Sebelumnya, RUU Perampasan Aset Tindak Pidana sempat disinggung Menteri Koordinator Politik Hukum dan Keamanan (Menkopolhukam) Moh Mahfud MD dalam rapat dengan Komisi III pekan lalu. Mahfud meminta agar Komisi III dapat memproses RUU Perampasan Aset Tindak Pidana agar memudahkan penanganan dugaan transaksi janggal senilai Rp349 triliun di Kemenkeu.

Menanggapi permintaan Mahfud, Ketua Komisi III Bambang Wuryanto alias Bambang Pacul menjelaskan RUU Perampasan Aset Tindak Pidana bisa disahkan setelah para ketua umum partai menyetujui.
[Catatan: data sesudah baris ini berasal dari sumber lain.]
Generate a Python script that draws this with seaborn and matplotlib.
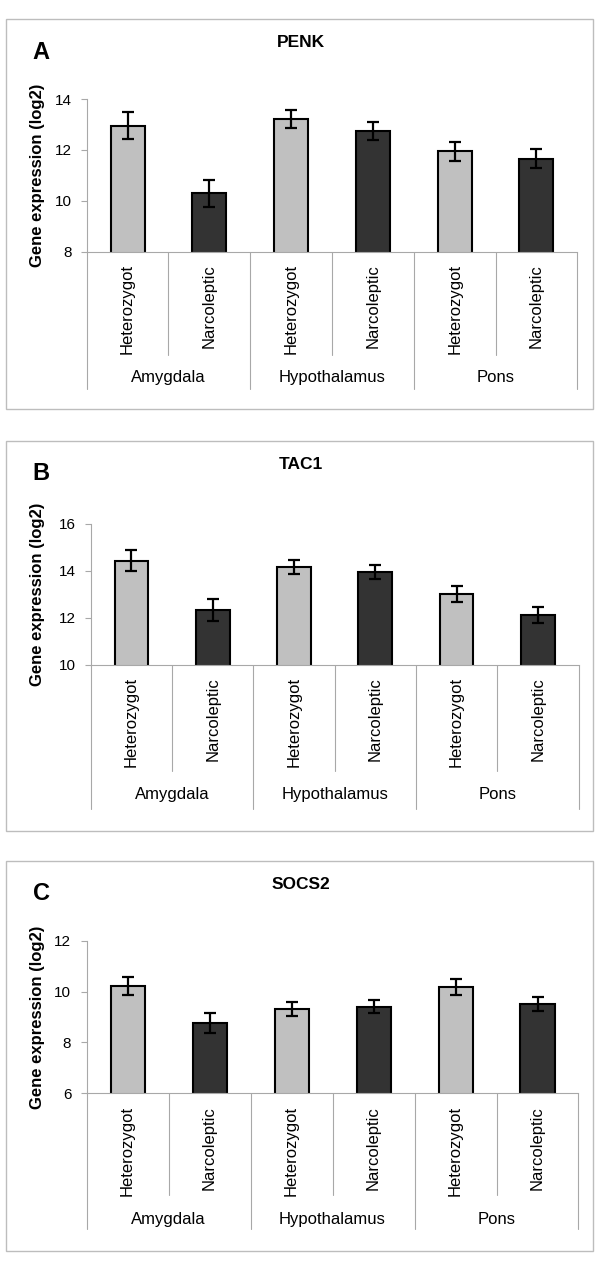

Ia menyebut, semua anggota DPR patuh pada 'bos' masing-masing. Karena itu, dia menyarankan pemerintah sebaiknya melobi ketua umum partai. Atas komentar Bambang Pacul itulah DPR mendapat cibiran seolah para anggota dewan bukanlah wakil rakyat, tapi wakil partai.